While the challenge remains so vast, we can, and we will, continue to do more. As my incredibly dedicated and talented colleagues and I challenge the administration’s racist and unconstitutional policies in the courts and in the legislatures, I am also committed to engaging the public square more deeply. The Trump administration has an explicitly anti-Black and anti-civil rights agenda, and it needs to be publicly labeled as such.
The ICE raids, the attacks on "DEI," and the demonization of LGBTQIA+ people are a means to give license to treating people as second-class citizens because of who they are, what they look like or whom they love. These actions undermine what generations before us have fought to establish and what we continue to realize and expand: basic human rights for all people and a measure of opportunity for communities systemically cast to the margins.

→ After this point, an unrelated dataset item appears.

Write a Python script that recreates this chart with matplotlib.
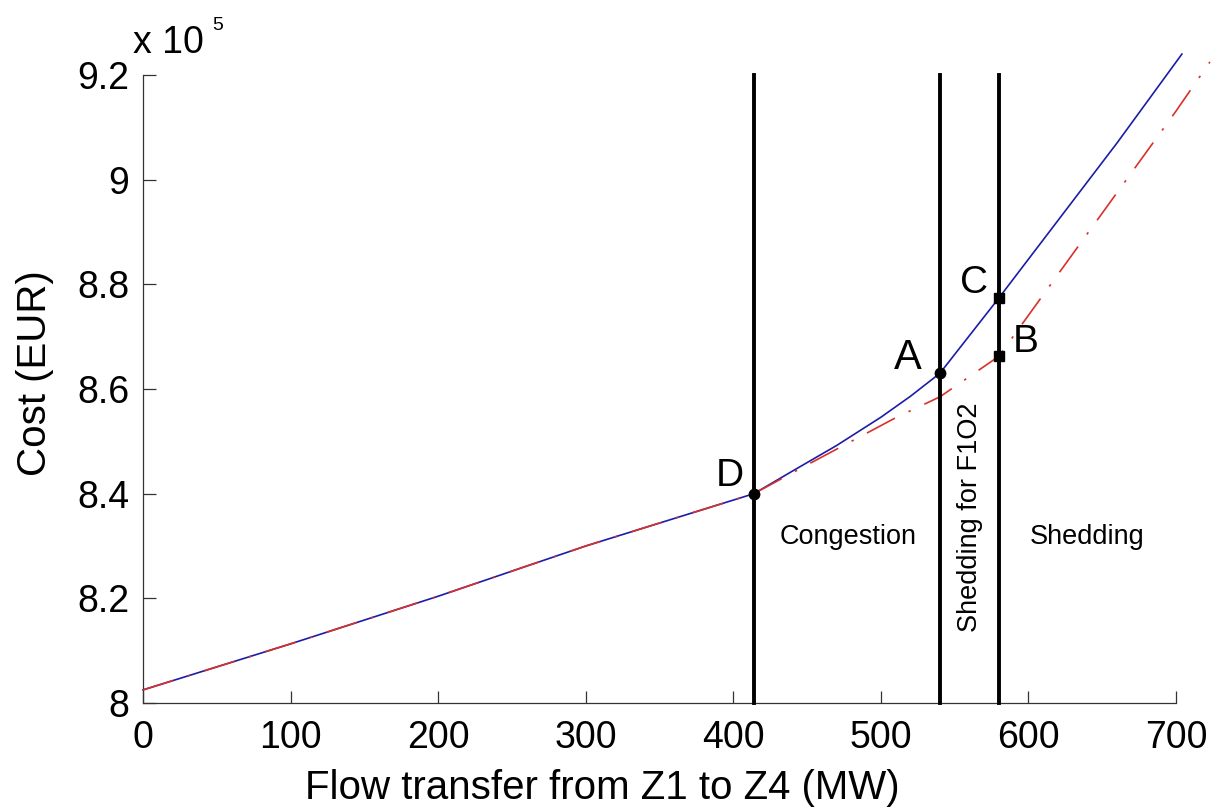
import numpy as np
import matplotlib
matplotlib.use("Agg")
import matplotlib.pyplot as plt

plt.rcParams['font.family'] = ['Liberation Sans', 'DejaVu Sans']

# cost values in units of 1e5 EUR
flow_blue = [0, 100, 200, 300, 414, 440, 470, 500, 520, 540, 580, 620, 660, 704]
cost_blue = [8.025, 8.113, 8.204, 8.300, 8.400, 8.443, 8.492, 8.546, 8.586, 8.630,
             8.774, 8.922, 9.070, 9.240]

flow_red = [0, 100, 200, 300, 414, 450, 480, 510, 540, 580, 620, 660, 700, 723]
cost_red = [8.025, 8.113, 8.204, 8.300, 8.400, 8.455, 8.500, 8.545, 8.585, 8.6625,
            8.819, 8.975, 9.131, 9.225]

limits = [414, 540, 580]

pt_labels = ['D', 'A', 'C', 'B']
pt_flow = [414, 540, 580, 580]
pt_cost = [8.400, 8.630, 8.774, 8.6625]
pt_marker = ['o', 'o', 's', 's']

fig = plt.figure(figsize=(12.15, 8.07), dpi=100)
ax = fig.add_axes([143 / 1215, 1 - 703 / 807, (1176 - 143) / 1215, (703 - 75) / 807])

ax.plot(flow_blue, cost_blue, color='#1c1ca8', lw=1.2, clip_on=False, zorder=3)
ax.plot(flow_red, cost_red, color='#d8302a', lw=1.2, clip_on=False, zorder=4,
        linestyle=(0, (19, 9, 1.5, 9)))

for x in limits:
    ax.plot([x, x], [8, 9.2], color='black', lw=2.8, zorder=5, clip_on=False)

for lab, x, y, m in zip(pt_labels, pt_flow, pt_cost, pt_marker):
    ax.plot(x, y, marker=m, color='black', ms=7.5 if m == 'o' else 6.5,
            zorder=6, clip_on=False)

ax.text(397.5, 8.433, 'D', fontsize=28, ha='center', va='center')
ax.text(518, 8.659, 'A', fontsize=30, ha='center', va='center')
ax.text(563, 8.802, 'C', fontsize=28, ha='center', va='center')
ax.text(598, 8.689, 'B', fontsize=28, ha='center', va='center')

ax.text(477.5, 8.304, 'Congestion', fontsize=19.5, ha='center', va='baseline')
ax.text(640, 8.304, 'Shedding', fontsize=19.5, ha='center', va='baseline')
ax.text(560.6, 8.355, 'Shedding for F1O2', fontsize=19.5, ha='center', va='center',
        rotation=90)

ax.set_xlim(0, 700)
ax.set_ylim(8, 9.2)
ax.set_xticks([0, 100, 200, 300, 400, 500, 600, 700])
ax.set_yticks([8, 8.2, 8.4, 8.6, 8.8, 9, 9.2])
ax.set_yticklabels(['8', '8.2', '8.4', '8.6', '8.8', '9', '9.2'])

for s in ['top', 'right']:
    ax.spines[s].set_visible(False)
for s in ['left', 'bottom']:
    ax.spines[s].set_color('#333333')
    ax.spines[s].set_linewidth(0.9)

ax.tick_params(direction='in', length=9, width=0.9, color='#333333',
               labelsize=27, pad=12)
ax.tick_params(axis='y', pad=10)

ax.set_xlabel('Flow transfer from Z1 to Z4 (MW)', fontsize=29)
ax.xaxis.set_label_coords(0.445, -0.105)
ax.set_ylabel('Cost (EUR)', fontsize=29)
ax.yaxis.set_label_coords(-0.086, 0.5255)

fig.text(133 / 1215, 1 - 53 / 807, 'x 10', fontsize=27, ha='left', va='baseline')
fig.text(212 / 1215, 1 - 30 / 807, '5', fontsize=14, ha='left', va='baseline')

fig.savefig('out.png', dpi=100)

The unrelenting fight for civil liberties, civil rights, and human rights has been at the core of my personal and professional priorities for my entire life. I have been involved in racial justice issues for nearly three decades, as an organizer, lawyer, public servant, and organizational leader. If there was one vital lesson I’ve learned over the course of my career, it is this, we cannot be silent in the face of injustice.
In Los Angeles, one of our great civil rights giants who refused to be silent in the face of injustice was the late Reverend James Lawson, who passed away last year. Reverend Lawson contributed to the ACLU SoCal for decades also serving on its Board of Directors. Reverend Lawson spoke eloquently about the deep connections between racism and economic exploitation, connecting the dots between ACLU SoCal’s founding values as articulated in the 1920s and the current landscape of struggle of racial and economic inequality today. If it weren’t for the legacy of activists in the Civil Rights Movement, like Reverend Lawson, who fought and died so that Black people and other people of color could have opportunities today, many of us would not have been afforded the opportunities that we have. This is our time to make "good trouble" and to fight for what our civil rights heroes fought for: freedom, justice and equality.
I am proud to lead the ACLU SoCal into its next chapter as we continue to advance human rights for all.
Carlos Amador is chair of the ACLU Foundation of Southern California and president of the ACLU of Southern California.